Case ID: f-appx_88/html/0671-01.html
Source: Caselaw Access Project
Author: {"author": "PER CURIAM.", "license": "Public Domain", "url": "https://static.case.law/"}
Date Created: 2024-08-24T03:29:51.129683

UNITED STATES of America, Plaintiff—Appellee, v. Walter Lee SADLER, Defendant—Appellant.
    No. 03-4079, 03-4243.
    United States Court of Appeals, Fourth Circuit.
    Submitted Sept. 15, 2003.
    Decided March 4, 2004.
    Randolph M. Lee, Charlotte, North Carolina, for Appellant. Robert James Conrad, Jr., United States Attorney, Jennifer Marie Hoefling, Assistant United States Attorney, Charlotte, North Carolina, for Appellee.
    Before LUTTIG and MOTZ, Circuit Judges, and HAMILTON, Senior Circuit Judge.
    Dismissed by unpublished PER CURIAM opinion.
    Unpublished opinions are not binding precedent in this circuit. See Local Rule 36(c).
   PER CURIAM.

In these consolidated appeals, Walter Lee Sadler appeals the magistrate judge’s order directing his detention pending a hearing on the revocation of his supervised release (No. 03-4079), and the district court’s order revoking his supervised release and imposing a fourteen-month custodial sentence (No. 03-4243). Sadler’s attorney filed a brief pursuant to Anders v. California, 386 U.S. 738, 87 S.Ct. 1396, 18 L.Ed.2d 493 (1967), in which he asserts there are no meritorious issues for appeal but examines the validity of the district court’s revocation order nevertheless. Sadler has not filed a pro se supplemental brief though notified of his opportunity to do so. For the following reasons, we dismiss both appeals.

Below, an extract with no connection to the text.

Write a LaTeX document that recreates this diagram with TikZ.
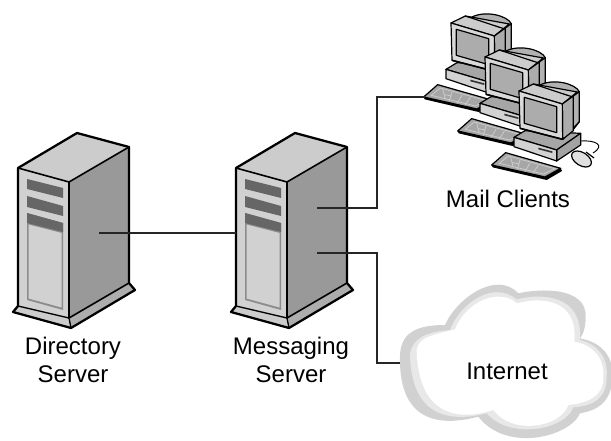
\documentclass[tikz,border=0pt]{standalone}
\usepackage{fontspec}
\setmainfont{Liberation Sans}
\definecolor{srvtop}{gray}{0.80}
\definecolor{srvside}{gray}{0.60}
\definecolor{srvfront}{gray}{0.82}
\definecolor{srvstrip}{gray}{0.40}
\definecolor{srvframe}{gray}{0.55}
\definecolor{wirecol}{gray}{0.15}
\tikzset{
  srvline/.style={draw=black,line width=1.7pt,line join=round},
  pcline/.style={draw=black,line width=0.9pt,line join=round},
  wire/.style={draw=wirecol,line width=0.95pt},
  lbl/.style={font=\fontsize{18}{21.5}\selectfont,align=center,inner sep=0pt},
}
\newcommand{\myserver}[1]{%
\begin{scope}[shift={(#1,0)}]
  \path[fill=srvside] (69,182)--(129,147)--(129,283)--(69,318)--cycle;
  \path[fill=srvtop] (18,168)--(77,133)--(129,147)--(69,182)--cycle;
  \path[fill=srvfront] (18,168)--(69,182)--(69,318)--(18,306)--cycle;
  \path[fill=srvstrip] (27,179)--(63,188)--(63,198)--(27,189)--cycle;
  \path[fill=srvstrip] (27,196)--(63,206)--(63,216)--(27,207)--cycle;
  \path[fill=srvframe] (27,213)--(63,223)--(63,310)--(27,300)--cycle;
  \path[fill=srvstrip] (27,213)--(63,223)--(63,232)--(27,223)--cycle;
  \path[fill=srvfront] (28.5,224.5)--(61.5,233)--(61.5,307.5)--(28.5,298.5)--cycle;
  \path[fill=srvtop] (18,306)--(69,318)--(71,328)--(13,312)--cycle;
  \path[fill=srvtop!85!black] (69,318)--(129,283)--(135,290)--(71,328)--cycle;
  \draw[srvline] (18,306)--(18,168)--(77,133)--(129,147)--(129,283)--(135,290)--(71,328)--(13,312)--cycle;
  \draw[srvline,line width=1.2pt] (18,168)--(69,182)--(129,147);
  \draw[srvline,line width=1.2pt] (69,182)--(69,318)--(129,283);
  \draw[srvline,line width=1pt] (18,306)--(69,318)--(71,328);
\end{scope}}
\newcommand{\mycomputer}[1]{%
\begin{scope}[shift={(490-34*#1,80-34*#1)},x=0.25pt,y=-0.25pt]
  % keyboard
  \path[fill=black] (5,255)--(47,218)--(212,265)--(216,273)--(170,300)--(8,262)--cycle;
  \path[pcline,fill=gray!70] (5,255)--(47,218)--(212,265)--(165,291)--cycle;
  \draw[white!80!black,line width=0.6pt] (28,250)--(55,228)--(195,266)--(160,282)--cycle;
  \draw[white!80!black,line width=0.6pt] (62,232)--(70,262) (90,240)--(82,268) (68,248)--(88,252) (120,250)--(105,274) (145,256)--(130,278);
  % base
  \path[pcline,fill=gray!70] (72,172)--(105,152)--(272,160)--(200,210)--cycle;
  \path[pcline,fill=gray!72] (200,210)--(272,160)--(272,195)--(200,243)--cycle;
  \path[pcline,fill=gray!35] (72,172)--(200,210)--(200,243)--(72,200)--cycle;
  \path[fill=black!80] (145,203)--(187,214)--(187,219)--(145,208)--cycle;
  % rear dome
  \path[pcline,fill=gray!60] (150,15) .. controls (190,-5) and (255,10) .. (268,35)--(268,125)--(245,155)--(200,120)--cycle;
  \path[pcline,fill=gray!60] (217,72)--(268,35)--(268,125)--(218,178)--cycle;
  % hood
  \path[pcline,fill=gray!40] (87,33)--(130,12)--(262,36)--(217,72)--cycle;
  \draw[pcline] (130,12)--(245,50);
  % side
  \path[pcline,fill=gray!65] (217,72)--(250,48)--(250,152)--(218,178)--cycle;
  % front
  \path[pcline,fill=gray!30] (87,33)--(217,72)--(218,178)--(90,145)--cycle;
  \path[pcline,fill=gray!65] (103,52)--(200,80)--(200,158)--(103,130)--cycle;
  \draw[black,line width=1.2pt] (90,145)--(218,178);
\end{scope}}
\begin{document}
\begin{tikzpicture}[x=0.75pt,y=-0.75pt]
  \useasboundingbox (0,0) rectangle (611,441);
  \fill[white] (0,0) rectangle (611,441);
  % cloud
  \begin{scope}[shift={(390,270)},x=0.25pt,y=-0.25pt]
    \clip (-3,0) rectangle (664,514);
    \path[fill=gray!36] (30,280) .. controls (25,200) and (60,165) .. (165,165)
      .. controls (200,85) and (320,0) .. (385,70)
      .. controls (450,55) and (590,50) .. (587,140)
      .. controls (587,175) and (578,195) .. (570,205)
      .. controls (625,215) and (670,250) .. (668,320)
      .. controls (665,390) and (630,420) .. (570,430)
      .. controls (540,500) and (350,550) .. (265,440)
      .. controls (170,465) and (35,470) .. (30,280) -- cycle;
    \path[fill=gray!18] (60,255) .. controls (65,205) and (110,185) .. (180,180)
      .. controls (210,100) and (310,30) .. (380,88)
      .. controls (450,70) and (580,70) .. (570,210)
      .. controls (620,222) and (655,260) .. (650,320)
      .. controls (650,385) and (610,408) .. (550,412)
      .. controls (525,480) and (360,510) .. (290,430)
      .. controls (190,455) and (65,450) .. (60,255) -- cycle;
    \path[fill=white] (80,240) .. controls (85,200) and (130,195) .. (195,178)
      .. controls (225,100) and (320,50) .. (382,100)
      .. controls (450,80) and (565,85) .. (553,215)
      .. controls (610,225) and (645,265) .. (640,325)
      .. controls (640,380) and (590,400) .. (535,405)
      .. controls (510,475) and (365,495) .. (310,420)
      .. controls (220,450) and (85,450) .. (80,240) -- cycle;
  \end{scope}
  \myserver{0}
  \myserver{218}
  \mycomputer{2}
  \mycomputer{1}
  \mycomputer{0}
  % mouse
  \draw[black,line width=0.7pt] (581,141) .. controls (595,140) and (606,145) .. (593,153);
  \draw[pcline,fill=gray!25,rotate around={-32:(581.5,159)}] (581.5,159) ellipse (11 and 6.5);
  \draw[pcline] (586,152)--(594,158);
  % anchors
  \coordinate (dirport) at (99,233);
  \coordinate (msgleft) at (236,233);
  \coordinate (msgup) at (317,208);
  \coordinate (msgdown) at (317,253);
  \coordinate (kbd) at (425,97);
  \coordinate (cloudin) at (400,363);
  \draw[wire] (dirport) -- (msgleft);
  \draw[wire] (msgup) -| (377,97) -- (kbd);
  \draw[wire] (msgdown) -| (377,363) -- (cloudin);
  % labels
  \node[lbl] (dirlabel) at (73,360) {Directory\\Server};
  \node[lbl] (msglabel) at (291,360) {Messaging\\Server};
  \node[lbl] (maillabel) at (508,199) {Mail Clients};
  \node[lbl] (netlabel) at (507,371) {Internet};
\end{tikzpicture}
\end{document}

Sadler’s appeal from the magistrate judge’s order directing his pre-revocation detention is moot following his stipulation to several violations of his supervised release and the district court’s imposition of a post-revocation sentence. See United States v. O’Shaughnessy, 772 F.2d 112, 113 (5th Cir.1985) (citing Murphy v. Hunt, 455 U.S. 478, 481-82, 102 S.Ct. 1181, 71 L.Ed.2d 353 (1982)). Likewise, because Sadler has been unconditionally discharged from custody and because there are no continuing collateral consequences from the district court’s revocation order and sentence, Sadler’s appeal from that order is also moot. See Spencer v. Kemna, 523 U.S. 1, 10, 118 S.Ct. 978, 140 L.Ed.2d 43 (1998).

In accordance with Anders, we have reviewed the entire record in this case and have found no meritorious issues for appeal. We therefore dismiss Sadler’s appeals as moot. This court requires that counsel inform his client, in writing, of his right to petition the Supreme Court of the United States for further review. If the client requests that a petition be filed, but counsel believes that such a petition would be frivolous, then counsel may move in this court for leave to withdraw from representation. Counsel’s motion must state that a copy thereof was served on the client.

We dispense with oral argument because the facts and legal contentions are adequately presented in the materials before the court and argument would not aid the decisional process.